What is needed | Pick out all lines of the entries that include the word "matplotlib" and copy them.

::::

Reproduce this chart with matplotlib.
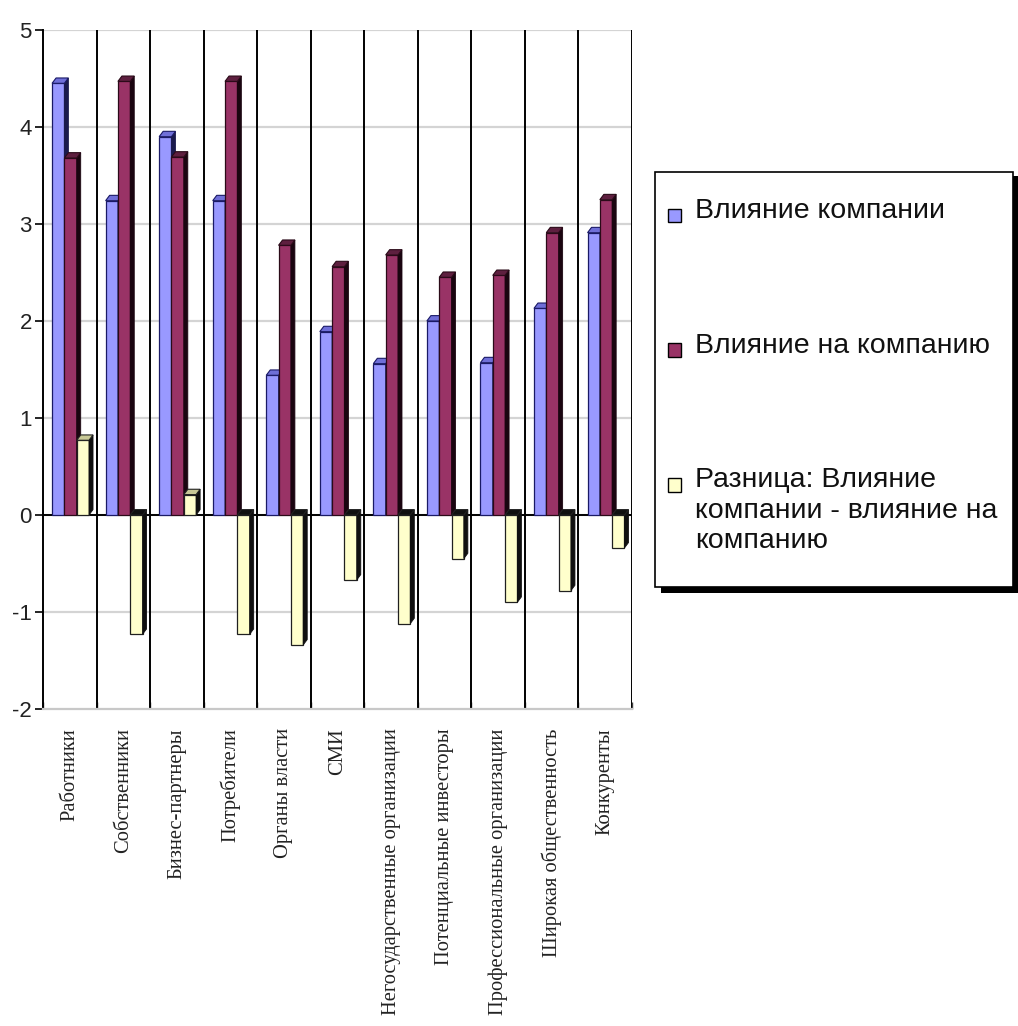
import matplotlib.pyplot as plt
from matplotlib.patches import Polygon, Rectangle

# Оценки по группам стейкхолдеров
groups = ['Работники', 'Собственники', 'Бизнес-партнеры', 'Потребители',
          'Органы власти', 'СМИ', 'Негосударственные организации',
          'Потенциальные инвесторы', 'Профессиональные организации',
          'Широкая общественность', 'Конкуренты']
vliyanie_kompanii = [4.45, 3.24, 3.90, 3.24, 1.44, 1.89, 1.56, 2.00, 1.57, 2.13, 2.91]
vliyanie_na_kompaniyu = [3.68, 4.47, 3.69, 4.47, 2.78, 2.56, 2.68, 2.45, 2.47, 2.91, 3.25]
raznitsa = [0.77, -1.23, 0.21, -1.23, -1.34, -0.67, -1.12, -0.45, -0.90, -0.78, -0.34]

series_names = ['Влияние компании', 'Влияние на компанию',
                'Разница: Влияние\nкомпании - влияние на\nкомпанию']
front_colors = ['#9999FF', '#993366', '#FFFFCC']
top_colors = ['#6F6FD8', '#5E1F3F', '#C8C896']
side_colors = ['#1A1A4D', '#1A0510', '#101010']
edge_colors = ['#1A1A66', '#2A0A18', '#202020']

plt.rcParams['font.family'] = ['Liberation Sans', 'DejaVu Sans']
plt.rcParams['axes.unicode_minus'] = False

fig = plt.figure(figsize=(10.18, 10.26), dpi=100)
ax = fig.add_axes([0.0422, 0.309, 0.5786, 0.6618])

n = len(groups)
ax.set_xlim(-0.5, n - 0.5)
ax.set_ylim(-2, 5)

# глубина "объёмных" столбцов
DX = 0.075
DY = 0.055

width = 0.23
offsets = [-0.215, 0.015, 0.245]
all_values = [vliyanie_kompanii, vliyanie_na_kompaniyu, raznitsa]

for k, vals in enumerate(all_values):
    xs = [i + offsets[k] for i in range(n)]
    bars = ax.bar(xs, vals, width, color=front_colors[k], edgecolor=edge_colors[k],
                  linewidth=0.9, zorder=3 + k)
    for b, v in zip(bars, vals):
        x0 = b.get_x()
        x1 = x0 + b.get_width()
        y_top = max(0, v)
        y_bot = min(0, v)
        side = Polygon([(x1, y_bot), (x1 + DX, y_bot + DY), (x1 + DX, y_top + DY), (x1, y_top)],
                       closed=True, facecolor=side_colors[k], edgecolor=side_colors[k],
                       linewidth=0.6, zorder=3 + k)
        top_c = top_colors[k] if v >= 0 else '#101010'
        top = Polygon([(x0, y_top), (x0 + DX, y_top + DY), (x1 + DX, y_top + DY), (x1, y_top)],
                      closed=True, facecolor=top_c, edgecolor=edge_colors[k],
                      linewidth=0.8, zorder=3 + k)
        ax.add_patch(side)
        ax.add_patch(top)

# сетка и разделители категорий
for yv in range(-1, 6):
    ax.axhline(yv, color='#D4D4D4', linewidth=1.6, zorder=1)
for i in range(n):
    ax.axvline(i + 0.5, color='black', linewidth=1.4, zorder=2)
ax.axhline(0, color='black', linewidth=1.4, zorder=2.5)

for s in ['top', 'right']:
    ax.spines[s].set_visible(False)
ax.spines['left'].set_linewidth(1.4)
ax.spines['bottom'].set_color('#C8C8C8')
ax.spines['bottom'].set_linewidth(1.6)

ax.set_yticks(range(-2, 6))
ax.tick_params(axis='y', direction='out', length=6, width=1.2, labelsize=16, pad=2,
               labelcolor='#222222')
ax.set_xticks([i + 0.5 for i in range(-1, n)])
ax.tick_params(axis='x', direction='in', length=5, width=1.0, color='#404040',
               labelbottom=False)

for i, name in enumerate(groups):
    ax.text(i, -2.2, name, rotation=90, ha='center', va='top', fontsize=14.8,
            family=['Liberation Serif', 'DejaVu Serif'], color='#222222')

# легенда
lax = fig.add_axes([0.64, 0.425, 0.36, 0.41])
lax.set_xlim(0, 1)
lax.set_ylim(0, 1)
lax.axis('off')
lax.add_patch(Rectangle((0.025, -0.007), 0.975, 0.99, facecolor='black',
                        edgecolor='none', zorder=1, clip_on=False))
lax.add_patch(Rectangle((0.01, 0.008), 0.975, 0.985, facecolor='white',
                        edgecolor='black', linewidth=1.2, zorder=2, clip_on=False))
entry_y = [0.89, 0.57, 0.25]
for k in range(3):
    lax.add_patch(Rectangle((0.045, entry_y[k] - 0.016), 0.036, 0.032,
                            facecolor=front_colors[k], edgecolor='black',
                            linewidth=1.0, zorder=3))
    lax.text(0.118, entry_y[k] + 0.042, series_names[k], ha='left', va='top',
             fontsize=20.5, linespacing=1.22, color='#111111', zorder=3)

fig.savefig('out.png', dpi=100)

::::

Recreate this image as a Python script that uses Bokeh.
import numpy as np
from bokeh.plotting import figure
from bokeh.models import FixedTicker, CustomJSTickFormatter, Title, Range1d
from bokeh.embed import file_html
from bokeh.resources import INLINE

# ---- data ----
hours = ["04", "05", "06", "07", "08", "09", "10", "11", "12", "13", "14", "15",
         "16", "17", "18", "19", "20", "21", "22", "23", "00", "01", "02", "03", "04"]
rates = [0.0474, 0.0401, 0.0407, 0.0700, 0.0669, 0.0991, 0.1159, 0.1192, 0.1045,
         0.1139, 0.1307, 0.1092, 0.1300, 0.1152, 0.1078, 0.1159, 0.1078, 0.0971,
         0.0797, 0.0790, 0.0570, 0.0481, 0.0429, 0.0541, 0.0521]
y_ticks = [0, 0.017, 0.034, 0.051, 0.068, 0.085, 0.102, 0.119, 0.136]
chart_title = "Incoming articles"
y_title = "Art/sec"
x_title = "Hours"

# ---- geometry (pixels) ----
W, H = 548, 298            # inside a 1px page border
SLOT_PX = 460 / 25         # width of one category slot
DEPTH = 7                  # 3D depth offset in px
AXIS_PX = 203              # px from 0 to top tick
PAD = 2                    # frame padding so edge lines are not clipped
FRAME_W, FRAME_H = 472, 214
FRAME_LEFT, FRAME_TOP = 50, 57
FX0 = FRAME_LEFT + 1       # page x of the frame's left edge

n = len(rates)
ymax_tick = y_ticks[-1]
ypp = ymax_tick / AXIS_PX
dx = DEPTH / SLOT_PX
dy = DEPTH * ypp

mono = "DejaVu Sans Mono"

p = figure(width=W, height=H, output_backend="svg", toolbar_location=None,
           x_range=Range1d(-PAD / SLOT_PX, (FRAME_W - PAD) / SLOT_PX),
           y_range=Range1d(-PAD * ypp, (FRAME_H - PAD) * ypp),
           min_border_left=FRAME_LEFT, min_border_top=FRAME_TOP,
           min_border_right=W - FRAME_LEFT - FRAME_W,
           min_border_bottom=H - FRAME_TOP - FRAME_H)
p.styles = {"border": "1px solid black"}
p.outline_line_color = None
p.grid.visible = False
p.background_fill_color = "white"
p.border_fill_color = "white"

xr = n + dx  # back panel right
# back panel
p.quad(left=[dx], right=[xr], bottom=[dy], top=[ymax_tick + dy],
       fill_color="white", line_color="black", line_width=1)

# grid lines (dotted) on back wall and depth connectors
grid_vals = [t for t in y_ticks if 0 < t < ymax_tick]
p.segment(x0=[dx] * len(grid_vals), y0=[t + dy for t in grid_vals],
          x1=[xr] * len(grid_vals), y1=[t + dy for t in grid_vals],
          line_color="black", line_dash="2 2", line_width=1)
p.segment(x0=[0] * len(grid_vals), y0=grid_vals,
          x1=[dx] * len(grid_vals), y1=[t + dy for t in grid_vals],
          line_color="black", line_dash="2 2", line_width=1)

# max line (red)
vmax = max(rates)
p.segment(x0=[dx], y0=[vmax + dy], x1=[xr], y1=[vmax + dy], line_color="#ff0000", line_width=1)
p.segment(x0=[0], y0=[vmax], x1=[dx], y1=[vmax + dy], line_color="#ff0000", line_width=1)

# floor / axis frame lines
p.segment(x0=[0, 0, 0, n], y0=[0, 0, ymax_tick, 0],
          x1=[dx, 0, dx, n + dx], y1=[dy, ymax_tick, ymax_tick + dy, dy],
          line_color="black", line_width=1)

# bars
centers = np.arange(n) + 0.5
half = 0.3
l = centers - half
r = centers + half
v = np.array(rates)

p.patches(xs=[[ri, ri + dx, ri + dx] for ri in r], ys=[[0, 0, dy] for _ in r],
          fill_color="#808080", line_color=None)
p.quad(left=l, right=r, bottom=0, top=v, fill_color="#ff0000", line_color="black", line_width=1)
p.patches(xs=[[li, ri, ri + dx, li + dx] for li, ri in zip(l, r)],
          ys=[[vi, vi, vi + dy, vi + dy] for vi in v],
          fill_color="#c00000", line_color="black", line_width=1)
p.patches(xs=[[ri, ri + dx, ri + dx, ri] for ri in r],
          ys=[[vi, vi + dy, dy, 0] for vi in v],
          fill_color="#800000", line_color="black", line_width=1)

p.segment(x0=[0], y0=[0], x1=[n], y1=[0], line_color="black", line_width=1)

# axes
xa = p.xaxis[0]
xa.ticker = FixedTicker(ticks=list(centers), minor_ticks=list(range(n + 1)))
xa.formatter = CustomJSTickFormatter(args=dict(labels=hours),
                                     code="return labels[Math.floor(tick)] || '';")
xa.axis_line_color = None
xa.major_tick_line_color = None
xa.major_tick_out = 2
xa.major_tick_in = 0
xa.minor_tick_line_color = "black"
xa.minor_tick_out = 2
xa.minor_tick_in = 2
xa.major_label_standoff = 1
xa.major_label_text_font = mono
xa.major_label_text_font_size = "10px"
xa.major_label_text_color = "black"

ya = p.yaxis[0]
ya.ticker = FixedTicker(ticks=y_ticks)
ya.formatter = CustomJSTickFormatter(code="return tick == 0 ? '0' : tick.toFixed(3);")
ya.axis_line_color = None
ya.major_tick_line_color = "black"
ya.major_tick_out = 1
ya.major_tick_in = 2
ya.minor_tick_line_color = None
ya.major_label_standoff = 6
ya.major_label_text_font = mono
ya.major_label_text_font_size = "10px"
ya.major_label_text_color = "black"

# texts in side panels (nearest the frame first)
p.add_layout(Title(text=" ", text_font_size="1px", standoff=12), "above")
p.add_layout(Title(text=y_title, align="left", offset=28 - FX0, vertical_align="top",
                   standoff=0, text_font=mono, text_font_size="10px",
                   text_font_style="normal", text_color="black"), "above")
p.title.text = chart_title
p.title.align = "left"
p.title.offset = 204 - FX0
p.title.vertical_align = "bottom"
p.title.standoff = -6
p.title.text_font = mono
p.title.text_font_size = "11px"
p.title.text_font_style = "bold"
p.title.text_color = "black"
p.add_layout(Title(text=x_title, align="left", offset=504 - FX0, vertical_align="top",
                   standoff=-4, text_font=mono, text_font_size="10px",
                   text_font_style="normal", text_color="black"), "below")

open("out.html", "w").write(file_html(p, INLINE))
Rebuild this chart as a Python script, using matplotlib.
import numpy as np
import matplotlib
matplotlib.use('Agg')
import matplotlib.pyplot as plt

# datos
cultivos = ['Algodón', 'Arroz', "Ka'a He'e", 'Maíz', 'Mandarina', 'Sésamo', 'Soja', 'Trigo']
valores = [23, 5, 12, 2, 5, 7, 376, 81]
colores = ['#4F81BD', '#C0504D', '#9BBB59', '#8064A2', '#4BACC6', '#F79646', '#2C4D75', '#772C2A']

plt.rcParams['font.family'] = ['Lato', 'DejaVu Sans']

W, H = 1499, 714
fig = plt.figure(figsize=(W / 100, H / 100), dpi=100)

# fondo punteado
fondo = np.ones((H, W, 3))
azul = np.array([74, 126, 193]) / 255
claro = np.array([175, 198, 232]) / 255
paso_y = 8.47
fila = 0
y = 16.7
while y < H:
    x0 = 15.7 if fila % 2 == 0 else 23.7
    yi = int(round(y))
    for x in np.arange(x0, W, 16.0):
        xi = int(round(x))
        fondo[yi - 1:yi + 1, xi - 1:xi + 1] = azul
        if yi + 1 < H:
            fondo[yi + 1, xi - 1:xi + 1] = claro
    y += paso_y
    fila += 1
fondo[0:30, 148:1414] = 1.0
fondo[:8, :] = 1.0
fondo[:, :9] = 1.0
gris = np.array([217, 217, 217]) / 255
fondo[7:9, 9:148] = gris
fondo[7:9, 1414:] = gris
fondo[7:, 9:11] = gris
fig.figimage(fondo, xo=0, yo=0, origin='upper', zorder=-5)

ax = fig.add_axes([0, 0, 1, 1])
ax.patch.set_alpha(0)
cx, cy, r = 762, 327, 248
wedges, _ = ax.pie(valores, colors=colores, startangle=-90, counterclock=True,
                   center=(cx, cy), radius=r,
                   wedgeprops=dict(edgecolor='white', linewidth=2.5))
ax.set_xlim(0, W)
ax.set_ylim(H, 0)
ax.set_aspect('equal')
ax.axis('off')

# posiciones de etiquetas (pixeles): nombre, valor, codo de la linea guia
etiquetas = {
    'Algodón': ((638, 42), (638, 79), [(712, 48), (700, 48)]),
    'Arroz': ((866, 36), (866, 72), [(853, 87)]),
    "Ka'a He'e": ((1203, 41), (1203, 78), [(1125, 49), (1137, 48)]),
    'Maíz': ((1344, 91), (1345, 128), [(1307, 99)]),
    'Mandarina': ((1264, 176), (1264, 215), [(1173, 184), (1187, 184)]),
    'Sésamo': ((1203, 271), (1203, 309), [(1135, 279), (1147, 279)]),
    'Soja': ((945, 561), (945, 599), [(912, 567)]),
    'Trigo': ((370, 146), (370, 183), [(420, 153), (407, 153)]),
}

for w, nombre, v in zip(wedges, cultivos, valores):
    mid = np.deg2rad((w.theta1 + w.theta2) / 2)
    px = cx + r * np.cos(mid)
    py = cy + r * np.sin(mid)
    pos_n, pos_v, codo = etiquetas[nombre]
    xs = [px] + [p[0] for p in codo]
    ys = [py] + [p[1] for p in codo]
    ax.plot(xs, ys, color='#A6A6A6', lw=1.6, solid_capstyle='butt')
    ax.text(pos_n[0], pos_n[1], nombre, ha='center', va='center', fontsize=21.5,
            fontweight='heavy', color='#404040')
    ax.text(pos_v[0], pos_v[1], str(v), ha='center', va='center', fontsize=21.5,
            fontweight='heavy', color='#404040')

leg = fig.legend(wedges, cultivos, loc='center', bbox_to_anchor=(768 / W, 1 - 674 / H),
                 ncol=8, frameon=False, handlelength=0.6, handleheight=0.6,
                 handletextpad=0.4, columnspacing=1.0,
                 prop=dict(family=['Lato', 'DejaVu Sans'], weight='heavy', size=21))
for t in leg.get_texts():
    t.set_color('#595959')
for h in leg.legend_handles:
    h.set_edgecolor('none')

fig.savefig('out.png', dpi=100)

::::

The reply |
Reproduce this chart with matplotlib.
import matplotlib.pyplot as plt
from matplotlib.patches import Polygon, Rectangle
Rebuild this chart as a Python script, using matplotlib.
import matplotlib
matplotlib.use('Agg')
import matplotlib.pyplot as plt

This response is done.